-- Records with drawing code --
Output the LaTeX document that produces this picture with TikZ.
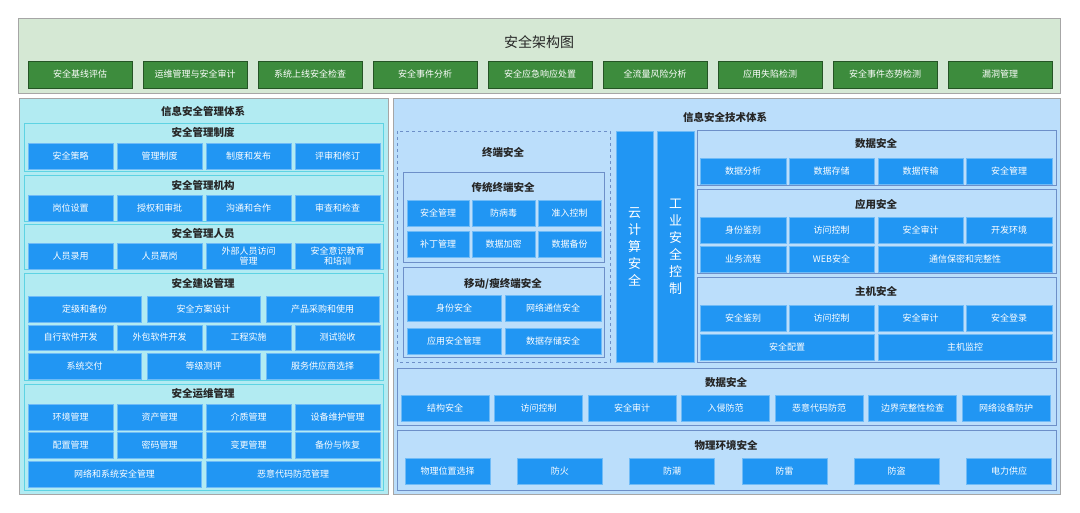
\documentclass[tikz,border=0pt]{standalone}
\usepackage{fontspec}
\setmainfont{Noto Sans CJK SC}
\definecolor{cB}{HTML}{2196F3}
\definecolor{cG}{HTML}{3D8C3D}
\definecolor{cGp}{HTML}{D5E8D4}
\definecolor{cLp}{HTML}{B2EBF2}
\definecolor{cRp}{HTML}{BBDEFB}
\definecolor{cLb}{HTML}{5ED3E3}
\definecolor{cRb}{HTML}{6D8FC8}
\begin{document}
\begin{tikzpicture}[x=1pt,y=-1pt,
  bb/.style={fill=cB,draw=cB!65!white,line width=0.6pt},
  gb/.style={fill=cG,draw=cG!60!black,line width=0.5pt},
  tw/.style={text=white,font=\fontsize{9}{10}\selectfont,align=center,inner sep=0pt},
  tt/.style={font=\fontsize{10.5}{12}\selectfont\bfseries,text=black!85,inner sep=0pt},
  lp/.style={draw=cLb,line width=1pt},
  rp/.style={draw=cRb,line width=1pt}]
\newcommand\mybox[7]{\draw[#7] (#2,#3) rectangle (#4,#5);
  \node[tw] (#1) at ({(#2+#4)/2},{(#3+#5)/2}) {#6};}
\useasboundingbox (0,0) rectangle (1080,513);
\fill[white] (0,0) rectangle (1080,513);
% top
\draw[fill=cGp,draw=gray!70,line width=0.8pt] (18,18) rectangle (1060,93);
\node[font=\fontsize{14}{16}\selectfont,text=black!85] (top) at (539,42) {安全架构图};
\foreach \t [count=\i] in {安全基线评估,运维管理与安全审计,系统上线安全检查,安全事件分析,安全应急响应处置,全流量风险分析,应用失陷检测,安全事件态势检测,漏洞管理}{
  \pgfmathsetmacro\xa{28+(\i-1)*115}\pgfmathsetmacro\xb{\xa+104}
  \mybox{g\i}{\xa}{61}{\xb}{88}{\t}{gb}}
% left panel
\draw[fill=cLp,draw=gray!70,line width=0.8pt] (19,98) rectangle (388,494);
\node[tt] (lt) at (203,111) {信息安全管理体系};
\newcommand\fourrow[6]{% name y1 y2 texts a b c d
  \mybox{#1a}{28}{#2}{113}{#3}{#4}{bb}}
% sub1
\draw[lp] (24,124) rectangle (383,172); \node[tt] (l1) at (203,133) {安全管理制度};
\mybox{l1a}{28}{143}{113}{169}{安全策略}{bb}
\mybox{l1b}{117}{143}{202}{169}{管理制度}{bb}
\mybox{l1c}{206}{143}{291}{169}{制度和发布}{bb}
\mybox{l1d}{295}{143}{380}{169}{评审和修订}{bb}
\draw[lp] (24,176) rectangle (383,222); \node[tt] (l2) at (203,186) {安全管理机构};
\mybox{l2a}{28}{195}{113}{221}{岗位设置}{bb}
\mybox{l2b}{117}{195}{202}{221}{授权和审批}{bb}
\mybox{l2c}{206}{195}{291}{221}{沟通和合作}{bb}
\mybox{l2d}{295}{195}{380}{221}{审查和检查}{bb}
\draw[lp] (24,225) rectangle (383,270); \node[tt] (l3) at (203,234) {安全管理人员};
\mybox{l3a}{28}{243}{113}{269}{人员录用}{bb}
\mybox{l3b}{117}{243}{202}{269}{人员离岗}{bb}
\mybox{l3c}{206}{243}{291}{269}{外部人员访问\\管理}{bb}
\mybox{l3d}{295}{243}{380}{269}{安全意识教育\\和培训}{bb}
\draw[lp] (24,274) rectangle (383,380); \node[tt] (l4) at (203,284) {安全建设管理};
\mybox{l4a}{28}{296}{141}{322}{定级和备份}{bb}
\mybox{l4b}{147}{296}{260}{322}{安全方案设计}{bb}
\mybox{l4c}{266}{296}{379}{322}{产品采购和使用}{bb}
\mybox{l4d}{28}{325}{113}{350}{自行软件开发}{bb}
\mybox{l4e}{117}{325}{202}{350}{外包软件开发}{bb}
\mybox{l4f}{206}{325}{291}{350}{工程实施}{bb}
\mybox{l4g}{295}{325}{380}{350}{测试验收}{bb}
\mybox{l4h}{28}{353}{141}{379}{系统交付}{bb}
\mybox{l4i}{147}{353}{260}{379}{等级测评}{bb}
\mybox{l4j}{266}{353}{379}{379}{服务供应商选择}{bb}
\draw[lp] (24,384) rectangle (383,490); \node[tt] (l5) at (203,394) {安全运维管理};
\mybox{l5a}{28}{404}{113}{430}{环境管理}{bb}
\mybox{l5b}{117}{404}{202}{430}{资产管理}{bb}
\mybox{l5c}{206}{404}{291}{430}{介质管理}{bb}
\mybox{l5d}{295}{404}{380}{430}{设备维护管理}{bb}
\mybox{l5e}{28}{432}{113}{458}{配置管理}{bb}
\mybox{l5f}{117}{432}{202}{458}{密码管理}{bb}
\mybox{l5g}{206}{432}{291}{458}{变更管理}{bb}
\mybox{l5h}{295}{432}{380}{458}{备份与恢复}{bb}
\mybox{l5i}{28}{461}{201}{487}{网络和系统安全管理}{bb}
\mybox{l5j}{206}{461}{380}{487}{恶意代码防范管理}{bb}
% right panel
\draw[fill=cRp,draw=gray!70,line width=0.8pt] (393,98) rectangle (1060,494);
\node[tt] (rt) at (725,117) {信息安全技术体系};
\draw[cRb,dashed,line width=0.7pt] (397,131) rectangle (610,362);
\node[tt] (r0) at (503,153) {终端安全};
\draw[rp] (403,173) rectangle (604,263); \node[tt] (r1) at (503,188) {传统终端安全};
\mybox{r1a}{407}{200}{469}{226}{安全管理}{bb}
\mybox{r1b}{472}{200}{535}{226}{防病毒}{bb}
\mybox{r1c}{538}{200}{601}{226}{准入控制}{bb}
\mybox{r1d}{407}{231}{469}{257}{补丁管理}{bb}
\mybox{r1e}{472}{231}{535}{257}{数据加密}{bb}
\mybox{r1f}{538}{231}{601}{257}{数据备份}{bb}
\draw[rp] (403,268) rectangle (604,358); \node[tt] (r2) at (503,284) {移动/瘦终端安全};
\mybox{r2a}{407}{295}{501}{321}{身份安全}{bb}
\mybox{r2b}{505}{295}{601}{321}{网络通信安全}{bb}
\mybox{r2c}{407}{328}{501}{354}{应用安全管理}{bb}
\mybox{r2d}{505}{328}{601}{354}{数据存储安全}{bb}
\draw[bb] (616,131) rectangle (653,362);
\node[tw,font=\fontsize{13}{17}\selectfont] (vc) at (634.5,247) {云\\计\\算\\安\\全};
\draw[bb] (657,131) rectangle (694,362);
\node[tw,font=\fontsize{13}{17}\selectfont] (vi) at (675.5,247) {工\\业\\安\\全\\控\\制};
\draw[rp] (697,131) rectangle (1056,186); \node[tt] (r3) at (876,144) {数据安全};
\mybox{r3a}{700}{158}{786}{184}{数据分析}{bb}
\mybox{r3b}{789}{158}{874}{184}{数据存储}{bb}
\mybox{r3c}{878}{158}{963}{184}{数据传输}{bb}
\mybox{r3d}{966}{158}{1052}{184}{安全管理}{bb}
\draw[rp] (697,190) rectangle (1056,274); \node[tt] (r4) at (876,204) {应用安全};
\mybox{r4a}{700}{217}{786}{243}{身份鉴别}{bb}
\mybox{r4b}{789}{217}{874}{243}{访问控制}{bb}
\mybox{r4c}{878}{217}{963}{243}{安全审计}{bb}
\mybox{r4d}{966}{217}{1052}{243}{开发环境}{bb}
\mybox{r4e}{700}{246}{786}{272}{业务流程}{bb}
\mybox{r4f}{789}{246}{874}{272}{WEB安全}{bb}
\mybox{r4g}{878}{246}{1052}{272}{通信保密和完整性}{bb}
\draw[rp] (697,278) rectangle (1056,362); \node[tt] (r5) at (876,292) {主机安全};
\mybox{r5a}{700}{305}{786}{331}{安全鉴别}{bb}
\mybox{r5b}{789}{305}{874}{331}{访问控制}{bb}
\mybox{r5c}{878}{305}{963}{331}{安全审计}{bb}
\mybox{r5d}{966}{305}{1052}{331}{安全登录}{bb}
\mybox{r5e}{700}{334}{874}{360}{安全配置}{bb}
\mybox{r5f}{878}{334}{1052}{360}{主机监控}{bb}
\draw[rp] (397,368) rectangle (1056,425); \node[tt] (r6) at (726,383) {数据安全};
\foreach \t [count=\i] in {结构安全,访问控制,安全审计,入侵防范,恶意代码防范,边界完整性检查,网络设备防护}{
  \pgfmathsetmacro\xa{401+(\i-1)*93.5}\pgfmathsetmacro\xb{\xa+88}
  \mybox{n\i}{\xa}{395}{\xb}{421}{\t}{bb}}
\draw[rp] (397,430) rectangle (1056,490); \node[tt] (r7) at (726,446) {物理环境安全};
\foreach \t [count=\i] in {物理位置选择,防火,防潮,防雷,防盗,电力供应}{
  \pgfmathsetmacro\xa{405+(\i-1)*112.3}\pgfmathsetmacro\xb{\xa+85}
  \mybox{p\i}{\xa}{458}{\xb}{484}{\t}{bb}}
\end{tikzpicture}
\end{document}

...

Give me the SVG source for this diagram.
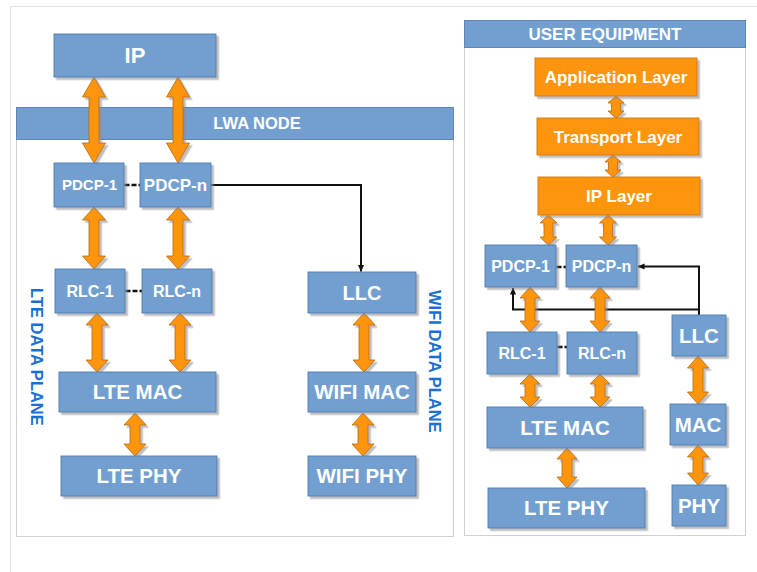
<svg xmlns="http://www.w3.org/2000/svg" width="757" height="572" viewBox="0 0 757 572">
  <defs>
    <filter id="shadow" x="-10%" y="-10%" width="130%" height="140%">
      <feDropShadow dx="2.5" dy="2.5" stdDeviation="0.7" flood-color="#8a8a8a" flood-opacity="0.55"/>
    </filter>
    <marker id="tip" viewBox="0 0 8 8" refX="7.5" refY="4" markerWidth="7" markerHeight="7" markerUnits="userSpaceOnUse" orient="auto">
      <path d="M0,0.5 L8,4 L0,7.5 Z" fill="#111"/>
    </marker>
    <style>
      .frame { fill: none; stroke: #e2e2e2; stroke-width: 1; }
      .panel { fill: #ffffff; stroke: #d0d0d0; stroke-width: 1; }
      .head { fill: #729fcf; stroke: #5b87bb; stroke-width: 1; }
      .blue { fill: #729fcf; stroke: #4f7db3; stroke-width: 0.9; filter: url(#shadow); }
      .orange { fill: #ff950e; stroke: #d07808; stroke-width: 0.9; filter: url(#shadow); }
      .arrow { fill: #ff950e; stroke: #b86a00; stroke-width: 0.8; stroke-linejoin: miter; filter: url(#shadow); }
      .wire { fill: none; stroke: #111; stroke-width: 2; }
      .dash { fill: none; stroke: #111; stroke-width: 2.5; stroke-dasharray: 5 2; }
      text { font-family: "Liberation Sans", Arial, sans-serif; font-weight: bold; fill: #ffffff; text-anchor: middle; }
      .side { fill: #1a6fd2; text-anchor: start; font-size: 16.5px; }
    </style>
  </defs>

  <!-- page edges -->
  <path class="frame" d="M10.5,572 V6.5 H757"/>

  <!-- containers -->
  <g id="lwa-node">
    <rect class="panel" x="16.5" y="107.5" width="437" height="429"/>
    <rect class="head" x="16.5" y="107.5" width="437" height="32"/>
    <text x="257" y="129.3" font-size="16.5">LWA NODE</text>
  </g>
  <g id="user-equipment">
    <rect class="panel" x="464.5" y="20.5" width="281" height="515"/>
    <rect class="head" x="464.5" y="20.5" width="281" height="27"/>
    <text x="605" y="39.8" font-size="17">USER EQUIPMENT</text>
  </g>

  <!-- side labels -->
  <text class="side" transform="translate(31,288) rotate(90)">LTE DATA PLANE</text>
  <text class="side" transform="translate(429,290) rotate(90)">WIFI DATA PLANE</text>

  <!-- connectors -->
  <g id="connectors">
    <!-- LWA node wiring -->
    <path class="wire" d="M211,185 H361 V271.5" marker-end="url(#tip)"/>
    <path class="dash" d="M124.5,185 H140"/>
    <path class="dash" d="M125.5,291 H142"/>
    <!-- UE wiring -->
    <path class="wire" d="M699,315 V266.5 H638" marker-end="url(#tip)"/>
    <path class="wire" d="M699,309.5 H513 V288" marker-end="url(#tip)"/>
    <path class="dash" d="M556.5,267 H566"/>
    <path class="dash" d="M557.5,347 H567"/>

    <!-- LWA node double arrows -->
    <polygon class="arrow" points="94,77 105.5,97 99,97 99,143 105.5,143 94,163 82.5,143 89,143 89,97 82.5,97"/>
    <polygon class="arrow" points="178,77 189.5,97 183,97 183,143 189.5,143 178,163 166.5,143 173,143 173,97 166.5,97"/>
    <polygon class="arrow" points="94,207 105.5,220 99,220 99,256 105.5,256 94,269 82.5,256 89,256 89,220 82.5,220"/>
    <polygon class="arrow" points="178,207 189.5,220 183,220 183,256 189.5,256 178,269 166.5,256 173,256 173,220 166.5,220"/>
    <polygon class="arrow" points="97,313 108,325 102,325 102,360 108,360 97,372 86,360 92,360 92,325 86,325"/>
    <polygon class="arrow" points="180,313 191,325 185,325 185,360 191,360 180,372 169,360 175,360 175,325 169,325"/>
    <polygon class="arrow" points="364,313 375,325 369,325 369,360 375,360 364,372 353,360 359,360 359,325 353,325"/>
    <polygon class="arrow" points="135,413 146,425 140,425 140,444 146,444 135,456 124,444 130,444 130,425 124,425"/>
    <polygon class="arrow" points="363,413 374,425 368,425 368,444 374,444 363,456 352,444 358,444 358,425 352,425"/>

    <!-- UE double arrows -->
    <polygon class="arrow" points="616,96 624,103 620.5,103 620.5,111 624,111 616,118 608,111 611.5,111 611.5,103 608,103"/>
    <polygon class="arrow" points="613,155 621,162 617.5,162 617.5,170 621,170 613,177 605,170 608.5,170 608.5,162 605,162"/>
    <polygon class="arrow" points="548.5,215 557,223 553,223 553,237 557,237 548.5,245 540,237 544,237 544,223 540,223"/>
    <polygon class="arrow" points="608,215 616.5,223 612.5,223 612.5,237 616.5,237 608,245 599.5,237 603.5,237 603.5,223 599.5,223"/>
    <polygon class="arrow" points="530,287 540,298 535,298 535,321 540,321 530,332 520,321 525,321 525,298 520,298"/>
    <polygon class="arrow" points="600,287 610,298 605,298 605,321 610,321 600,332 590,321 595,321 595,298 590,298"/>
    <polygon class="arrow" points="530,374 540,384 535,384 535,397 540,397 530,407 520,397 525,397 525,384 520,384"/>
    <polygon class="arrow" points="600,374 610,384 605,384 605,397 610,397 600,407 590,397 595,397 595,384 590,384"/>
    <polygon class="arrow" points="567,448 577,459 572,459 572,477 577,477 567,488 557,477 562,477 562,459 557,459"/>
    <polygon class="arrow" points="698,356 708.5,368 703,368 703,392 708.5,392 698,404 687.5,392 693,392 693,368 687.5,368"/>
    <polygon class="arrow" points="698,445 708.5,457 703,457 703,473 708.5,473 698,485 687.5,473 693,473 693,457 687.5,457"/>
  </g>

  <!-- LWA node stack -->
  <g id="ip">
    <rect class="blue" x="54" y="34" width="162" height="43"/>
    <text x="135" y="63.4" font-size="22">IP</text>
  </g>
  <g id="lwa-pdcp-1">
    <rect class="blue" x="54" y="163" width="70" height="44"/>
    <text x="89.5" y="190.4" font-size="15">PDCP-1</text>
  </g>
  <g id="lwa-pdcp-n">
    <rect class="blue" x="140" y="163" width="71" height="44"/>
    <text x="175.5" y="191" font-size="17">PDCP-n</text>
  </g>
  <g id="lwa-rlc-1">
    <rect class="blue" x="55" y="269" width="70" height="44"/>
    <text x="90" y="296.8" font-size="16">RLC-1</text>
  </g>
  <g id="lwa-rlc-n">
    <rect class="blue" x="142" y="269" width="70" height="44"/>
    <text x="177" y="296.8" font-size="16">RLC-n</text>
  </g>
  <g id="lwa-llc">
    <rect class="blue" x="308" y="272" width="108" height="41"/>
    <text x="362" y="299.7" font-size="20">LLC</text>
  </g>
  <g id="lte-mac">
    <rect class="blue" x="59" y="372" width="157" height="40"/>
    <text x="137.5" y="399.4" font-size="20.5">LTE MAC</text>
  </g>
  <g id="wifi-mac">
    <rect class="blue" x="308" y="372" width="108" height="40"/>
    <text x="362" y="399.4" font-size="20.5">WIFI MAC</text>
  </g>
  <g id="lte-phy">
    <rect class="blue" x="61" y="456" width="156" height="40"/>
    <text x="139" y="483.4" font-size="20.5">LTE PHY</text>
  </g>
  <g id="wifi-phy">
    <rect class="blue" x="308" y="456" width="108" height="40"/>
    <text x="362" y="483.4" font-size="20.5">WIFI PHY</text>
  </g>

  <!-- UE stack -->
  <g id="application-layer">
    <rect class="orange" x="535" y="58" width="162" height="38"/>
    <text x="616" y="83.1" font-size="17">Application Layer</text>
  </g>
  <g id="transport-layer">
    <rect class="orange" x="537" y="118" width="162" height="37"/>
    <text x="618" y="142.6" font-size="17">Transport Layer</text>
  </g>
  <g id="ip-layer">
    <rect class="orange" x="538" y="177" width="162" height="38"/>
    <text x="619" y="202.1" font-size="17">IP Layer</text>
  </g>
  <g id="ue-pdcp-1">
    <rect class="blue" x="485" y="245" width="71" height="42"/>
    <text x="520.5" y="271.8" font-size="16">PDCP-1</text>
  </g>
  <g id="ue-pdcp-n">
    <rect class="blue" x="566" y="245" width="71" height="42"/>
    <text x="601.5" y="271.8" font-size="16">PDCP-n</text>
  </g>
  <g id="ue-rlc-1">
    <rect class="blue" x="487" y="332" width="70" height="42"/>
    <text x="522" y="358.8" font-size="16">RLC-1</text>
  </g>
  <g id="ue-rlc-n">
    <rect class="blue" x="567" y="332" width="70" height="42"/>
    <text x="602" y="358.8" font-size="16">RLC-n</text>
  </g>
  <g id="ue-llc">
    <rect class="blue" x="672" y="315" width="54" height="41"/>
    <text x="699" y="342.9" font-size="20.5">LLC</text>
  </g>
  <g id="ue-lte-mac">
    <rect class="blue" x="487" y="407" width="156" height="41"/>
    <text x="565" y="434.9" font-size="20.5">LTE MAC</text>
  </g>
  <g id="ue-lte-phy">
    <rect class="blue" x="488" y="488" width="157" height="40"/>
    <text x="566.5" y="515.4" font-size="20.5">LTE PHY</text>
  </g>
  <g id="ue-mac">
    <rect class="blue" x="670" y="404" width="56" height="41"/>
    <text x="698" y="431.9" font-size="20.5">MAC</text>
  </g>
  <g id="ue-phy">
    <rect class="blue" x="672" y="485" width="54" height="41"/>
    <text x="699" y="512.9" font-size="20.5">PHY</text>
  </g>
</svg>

...

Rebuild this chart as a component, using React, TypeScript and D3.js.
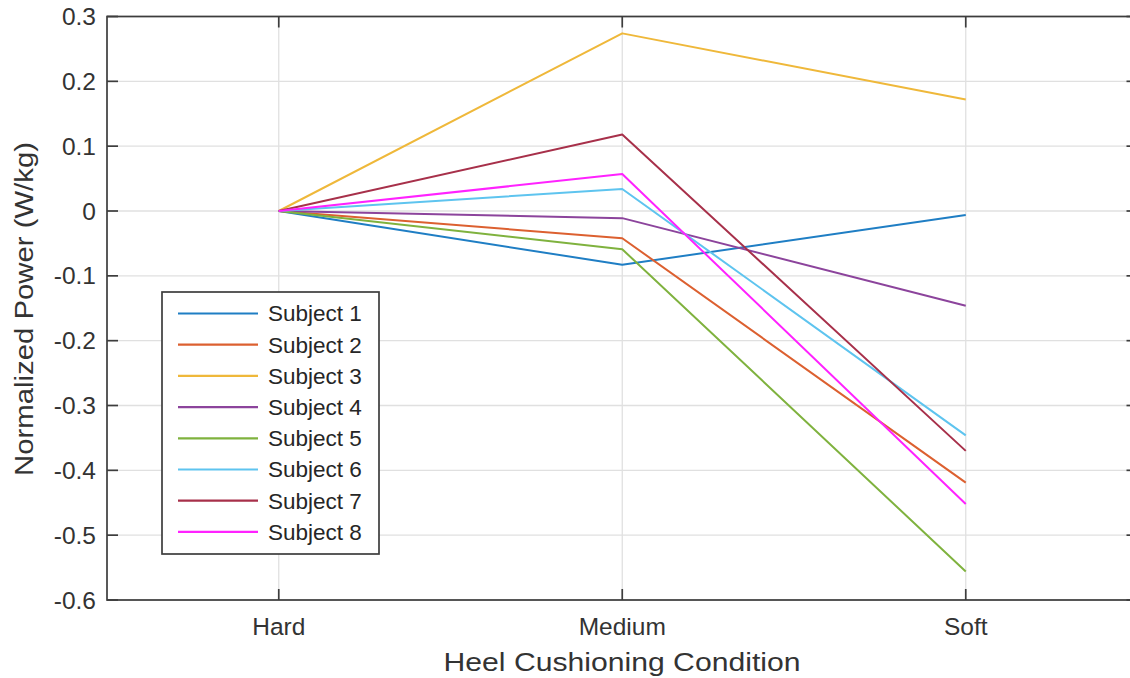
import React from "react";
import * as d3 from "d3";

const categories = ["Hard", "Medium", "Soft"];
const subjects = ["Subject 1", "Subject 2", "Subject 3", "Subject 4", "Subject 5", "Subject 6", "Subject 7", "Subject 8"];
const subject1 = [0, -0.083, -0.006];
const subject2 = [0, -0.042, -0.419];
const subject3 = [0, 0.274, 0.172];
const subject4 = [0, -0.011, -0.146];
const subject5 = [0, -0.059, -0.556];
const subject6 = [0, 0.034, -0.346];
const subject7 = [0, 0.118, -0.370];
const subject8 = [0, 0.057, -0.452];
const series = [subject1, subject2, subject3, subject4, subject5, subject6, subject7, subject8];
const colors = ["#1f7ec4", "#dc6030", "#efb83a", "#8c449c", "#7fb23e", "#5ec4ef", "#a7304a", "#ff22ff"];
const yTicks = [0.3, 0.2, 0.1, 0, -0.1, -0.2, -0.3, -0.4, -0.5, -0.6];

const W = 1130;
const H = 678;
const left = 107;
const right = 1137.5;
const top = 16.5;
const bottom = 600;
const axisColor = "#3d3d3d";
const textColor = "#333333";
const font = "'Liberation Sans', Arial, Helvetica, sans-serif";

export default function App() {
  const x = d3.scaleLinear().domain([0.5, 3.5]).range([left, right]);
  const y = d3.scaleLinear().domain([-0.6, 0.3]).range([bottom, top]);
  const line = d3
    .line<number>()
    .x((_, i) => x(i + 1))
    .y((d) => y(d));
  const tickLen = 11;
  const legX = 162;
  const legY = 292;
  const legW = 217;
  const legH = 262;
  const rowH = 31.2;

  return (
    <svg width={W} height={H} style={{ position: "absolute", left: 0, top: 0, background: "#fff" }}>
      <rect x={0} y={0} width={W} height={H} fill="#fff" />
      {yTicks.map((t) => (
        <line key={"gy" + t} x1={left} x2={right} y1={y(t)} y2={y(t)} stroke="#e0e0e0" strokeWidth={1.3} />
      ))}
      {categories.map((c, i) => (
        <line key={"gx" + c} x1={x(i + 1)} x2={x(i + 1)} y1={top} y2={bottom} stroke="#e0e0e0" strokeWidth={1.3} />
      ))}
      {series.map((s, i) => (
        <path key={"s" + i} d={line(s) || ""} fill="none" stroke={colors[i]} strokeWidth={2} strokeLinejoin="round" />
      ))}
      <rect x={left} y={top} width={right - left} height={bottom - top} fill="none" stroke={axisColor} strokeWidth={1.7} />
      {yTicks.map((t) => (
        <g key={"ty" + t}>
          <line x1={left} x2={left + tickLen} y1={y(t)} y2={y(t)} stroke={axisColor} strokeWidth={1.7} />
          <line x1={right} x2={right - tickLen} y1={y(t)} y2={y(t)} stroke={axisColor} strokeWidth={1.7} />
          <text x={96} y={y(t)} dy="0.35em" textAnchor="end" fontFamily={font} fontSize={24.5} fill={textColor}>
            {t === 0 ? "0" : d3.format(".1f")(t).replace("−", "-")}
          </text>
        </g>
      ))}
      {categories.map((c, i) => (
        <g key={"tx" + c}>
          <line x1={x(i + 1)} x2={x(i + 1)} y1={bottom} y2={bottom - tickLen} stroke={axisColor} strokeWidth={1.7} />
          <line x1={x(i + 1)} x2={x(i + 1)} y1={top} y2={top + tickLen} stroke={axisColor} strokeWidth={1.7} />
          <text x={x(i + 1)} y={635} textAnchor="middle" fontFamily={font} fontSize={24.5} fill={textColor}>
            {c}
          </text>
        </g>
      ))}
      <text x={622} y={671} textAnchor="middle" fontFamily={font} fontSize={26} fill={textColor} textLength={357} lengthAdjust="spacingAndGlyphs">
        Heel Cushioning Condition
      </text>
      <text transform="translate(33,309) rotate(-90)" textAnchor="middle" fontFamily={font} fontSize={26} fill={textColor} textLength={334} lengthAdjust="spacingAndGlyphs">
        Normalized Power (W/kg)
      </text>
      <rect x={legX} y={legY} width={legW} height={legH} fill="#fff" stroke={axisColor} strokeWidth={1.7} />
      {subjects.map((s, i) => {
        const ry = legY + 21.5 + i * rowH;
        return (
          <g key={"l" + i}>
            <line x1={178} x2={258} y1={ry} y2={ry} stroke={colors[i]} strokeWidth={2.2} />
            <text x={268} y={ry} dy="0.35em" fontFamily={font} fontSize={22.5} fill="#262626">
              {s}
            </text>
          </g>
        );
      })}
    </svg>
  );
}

-- Task statement --
Write out, exactly and with nothing added, everything from the line with "Rebuild this chart" down to the line with "import * as", both included. Drop any pictures.

-- Answer --
Rebuild this chart as a component, using React, TypeScript and D3.js.
import React from "react";
import * as d3 from "d3";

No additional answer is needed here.